Woodside shelves $80b merger with rival Santos

Oil and gas giant Woodside said it has ended merger talks with its smaller rival Santos over a proposed $80 billion tie-up.

Having previously dampened expectations of a successful deal to create one of the world’s biggest liquid natural gas (LNG) companies, Woodside chief executive Meg O’Neill confirmed on Wednesday that talks have ceased after nearly nine weeks of due diligence.

Woodside’s Macedon gas plant near Onslow in West Australia.
Woodside’s Macedon gas plant near Onslow in West Australia.Credit: Woodside

“Woodside has ceased discussions regarding a potential merger with Santos,” Woodside said in a statement to the ASX.

“For every opportunity Woodside assesses, it conducts thorough due diligence, and will only pursue a transaction that is value accretive for its shareholders,” the company said, giving no further details about the decision.

O’Neill said that although the discussions with Santos did not result in a transaction, Woodside still sees significant opportunities for value creation in the global LNG sector.

“Woodside’s world-class global portfolio, growth pipeline and strong balance sheet underpin our attractive investment proposition for Australian and global investors,” she said.

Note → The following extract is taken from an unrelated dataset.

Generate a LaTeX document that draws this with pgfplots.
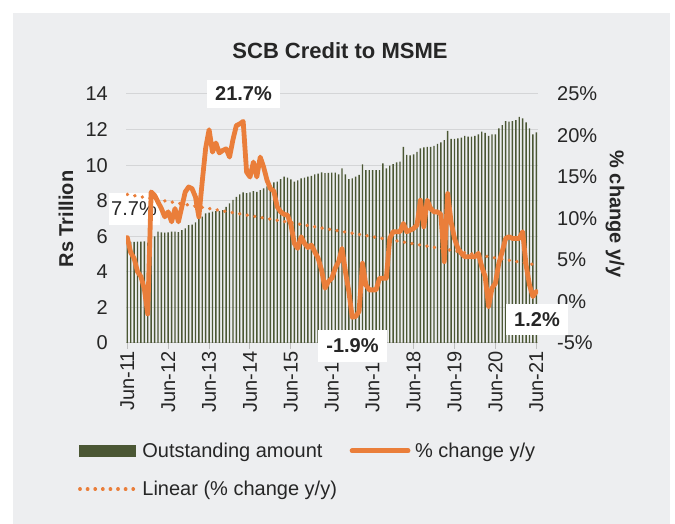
\documentclass[border=0pt]{standalone}
\usepackage{pgfplots}
\pgfplotsset{compat=1.18}
\usepackage{pgfplotstable}
\usepackage{fontspec}
\setmainfont{Liberation Sans}
\definecolor{panelbg}{HTML}{EDEEF0}
\definecolor{gridc}{HTML}{D4D5D7}
\definecolor{axisc}{HTML}{BFBFBF}
\definecolor{orangec}{HTML}{EA7E3A}
\definecolor{barc}{HTML}{4B5734}
\definecolor{txt}{HTML}{262626}

\pgfplotstableread{
m amt yoy
0 5.69 7.7
1 5.68 5.9
2 5.68 5.2
3 5.70 3.6
4 5.70 3.0
5 5.72 1.5
6 5.65 -1.5
7 6.05 13.2
8 6.00 12.8
9 6.26 12.0
10 6.22 11.2
11 6.20 10.2
12 6.22 10.8
13 6.26 9.6
14 6.26 11.2
15 6.24 9.6
16 6.35 11.4
17 6.45 13.2
18 6.63 13.8
19 6.66 13.6
20 6.78 12.6
21 7.00 10.2
22 7.10 14.5
23 7.29 18.5
24 7.33 20.7
25 7.38 18.0
26 7.42 19.1
27 7.42 17.9
28 7.47 18.2
29 7.65 18.4
30 7.85 17.4
31 8.04 19.5
32 8.22 21.2
33 8.36 21.4
34 8.47 21.7
35 8.42 15.6
36 8.47 15.0
37 8.54 16.8
38 8.50 15.0
39 8.60 17.4
40 8.70 16.2
41 8.80 14.6
42 8.88 13.6
43 9.03 13.3
44 9.07 11.4
45 9.22 10.8
46 9.35 10.5
47 9.30 10.4
48 9.20 9.3
49 9.07 7.0
50 9.15 6.4
51 9.26 7.8
52 9.30 7.0
53 9.35 6.5
54 9.40 6.8
55 9.48 6.0
56 9.52 5.2
57 9.59 3.8
58 9.55 1.6
59 9.57 2.4
60 9.58 2.8
61 9.58 4.0
62 9.48 4.8
63 9.82 6.4
64 9.48 3.6
65 9.22 1.2
66 9.25 -1.9
67 9.35 -1.8
68 9.45 -1.2
69 10.04 4.6
70 9.72 2.0
71 9.72 1.4
72 9.72 1.4
73 9.72 1.4
74 9.72 2.8
75 10.10 2.8
76 9.82 2.8
77 9.97 7.6
78 10.06 8.4
79 10.16 8.4
80 10.20 8.4
81 11.03 9.4
82 10.57 8.4
83 10.55 8.6
84 10.60 8.8
85 10.75 9.2
86 10.94 12.2
87 11.00 9.0
88 11.02 12.2
89 11.02 11.2
90 11.09 10.8
91 11.20 10.8
92 11.28 10.5
93 11.41 4.8
94 11.92 13.0
95 11.47 9.6
96 11.47 7.6
97 11.50 6.4
98 11.54 5.8
99 11.64 5.4
100 11.60 5.4
101 11.60 5.4
102 11.64 5.4
103 11.73 5.8
104 11.88 4.2
105 11.82 3.0
106 11.65 -0.6
107 11.73 1.6
108 11.73 2.2
109 12.07 4.6
110 12.25 6.0
111 12.48 7.6
112 12.45 7.8
113 12.48 7.6
114 12.53 7.6
115 12.72 7.6
116 12.63 8.4
117 12.40 4.4
118 12.07 2.0
119 11.73 0.6
120 11.84 1.2
}\data

\pgfplotsset{
  every tick label/.append style={font=\fontsize{20}{24}\selectfont, text=txt},
}

\begin{document}
\begin{tikzpicture}[x=1pt,y=1pt]
\fill[white] (0,0) rectangle (675,524);
\fill[panelbg] (13,0) rectangle (670,511);

\begin{axis}[
  at={(126pt,181pt)}, anchor=south west,
  scale only axis, width=412pt, height=249pt,
  xmin=-0.38, xmax=120.5, ymin=0, ymax=14,
  xtick={0,12,...,120},
  xticklabels={Jun-11,Jun-12,Jun-13,Jun-14,Jun-15,Jun-16,Jun-17,Jun-18,Jun-19,Jun-20,Jun-21},
  ytick={0,2,...,14},
  yticklabels={0,2,4,6,8,10,12,14},
  axis x line*=bottom, axis y line*=left,
  y axis line style={draw=none},
  x axis line style={draw=axisc, line width=1pt},
  ymajorgrids, grid style={draw=gridc, line width=1pt},
  tick align=outside, major tick length=6pt,
  xtick style={draw=axisc, line width=1pt},
  ytick style={draw=none},
  xticklabel style={rotate=90, anchor=east, inner sep=2pt},
  yticklabel style={anchor=east, inner sep=0pt, xshift=-12pt},
]
\addplot[ybar, bar width=1.4pt, fill=barc, draw=none] table[x=m, y=amt] {\data};
\end{axis}

\node[fill=white, minimum width=51pt, minimum height=32pt, inner sep=0pt, font=\fontsize{20}{24}\selectfont, text=txt] at (134,315) {7.7\%};

\begin{axis}[
  at={(126pt,181pt)}, anchor=south west,
  scale only axis, width=412pt, height=249pt,
  xmin=-0.38, xmax=120.5, ymin=-5, ymax=25,
  ytick={-5,0,...,25},
  yticklabels={-5\%,0\%,5\%,10\%,15\%,20\%,25\%},
  axis x line=none, axis y line*=right,
  y axis line style={draw=none}, ytick style={draw=none},
  yticklabel style={anchor=west, inner sep=0pt, xshift=19pt},
  legend columns=2,
  legend cell align=left,
  legend style={at={(-0.124,-0.385)}, anchor=north west, draw=none, fill=none,
    font=\fontsize{20}{24}\selectfont, text=txt, row sep=19pt,
    nodes={inner sep=1.7pt},
    /tikz/every even column/.append style={column sep=11pt},
    /tikz/every odd column/.append style={column sep=3pt}},
]
\addlegendimage{legend image code/.code={\fill[barc] (0pt,-5.5pt) rectangle (56pt,5.5pt);}}
\addlegendentry{Outstanding amount}
\addplot[orangec, line width=4.8pt, line join=round, line cap=round,
  legend image code/.code={\draw[orangec, line width=4.8pt, line cap=round] (2pt,0pt) -- (58pt,0pt);}]
  table[x=m, y=yoy] {\data};
\addlegendentry{\% change y/y}
\addplot[orangec, line width=3.6pt, line cap=round, dash pattern=on 0.2pt off 7.4pt,
  legend image code/.code={\draw[orangec, line width=3.6pt, line cap=round, dash pattern=on 0.2pt off 7.4pt] (1pt,0pt) -- (57pt,0pt);}]
  coordinates {(0,12.9) (120,4.4)};
\addlegendentry{Linear (\% change y/y)}
\end{axis}

\node[font=\bfseries\fontsize{22}{26}\selectfont, text=txt] at (340,473) {SCB Credit to MSME};
\node[rotate=90, font=\bfseries\fontsize{20}{24}\selectfont, text=txt] at (66,305) {Rs Trillion};
\node[rotate=-90, font=\bfseries\fontsize{20}{24}\selectfont, text=txt] at (615,310) {\% change y/y};

\node[fill=white, minimum width=73pt, minimum height=28pt, inner sep=0pt, font=\bfseries\fontsize{20}{24}\selectfont, text=txt] at (243.5,430) {21.7\%};
\node[fill=white, minimum width=69pt, minimum height=32pt, inner sep=0pt, font=\bfseries\fontsize{20}{24}\selectfont, text=txt] at (352.5,178) {-1.9\%};
\node[fill=white, minimum width=62pt, minimum height=31pt, inner sep=0pt, font=\bfseries\fontsize{20}{24}\selectfont, text=txt] at (537,204.5) {1.2\%};
\end{tikzpicture}
\end{document}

The oil and gas giant reported in late January that it hit record production in 2023, pumping out 187.2 million barrels of oil and reaching the top end of its own forecasts.

The confidential merger talks between $57 billion Perth-based Woodside and $22 billion Adelaide-based Santos first came to light in early December.

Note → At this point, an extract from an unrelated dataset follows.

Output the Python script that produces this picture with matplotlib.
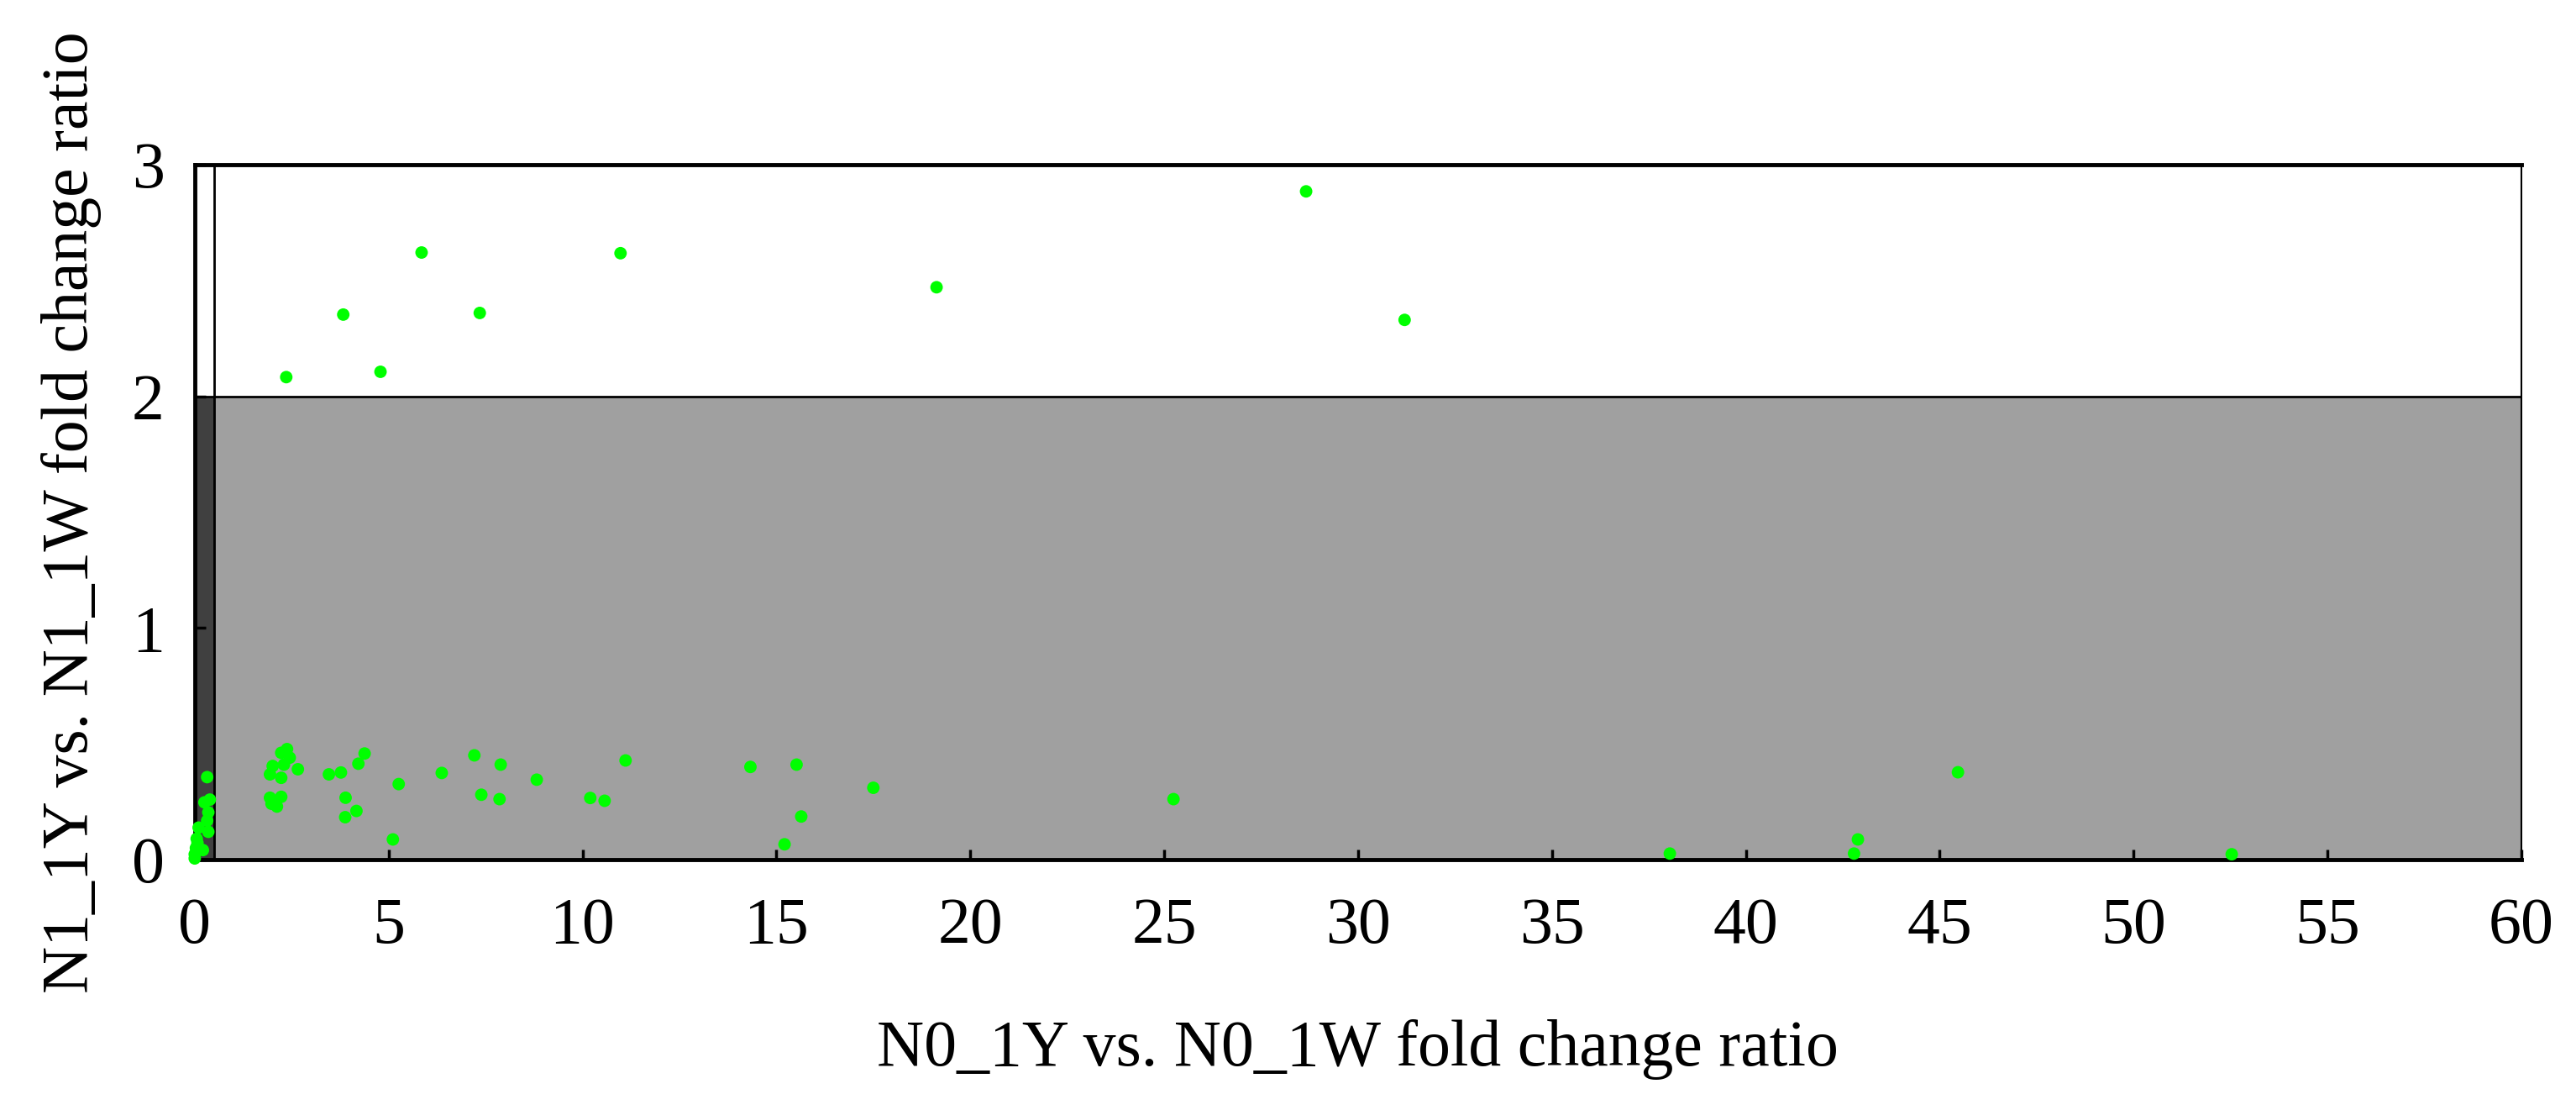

At the time, analysts said the benefits of a tie-up were largely limited to combining both companies’ LNG assets and reducing some management overheads, giving the combined entity estimated savings between $303 million and $606 million.

They also said it would be difficult for both sets of shareholders to agree on fair value, given Santos’ shareholders were looking for a premium and Woodside’s share price had come under pressure.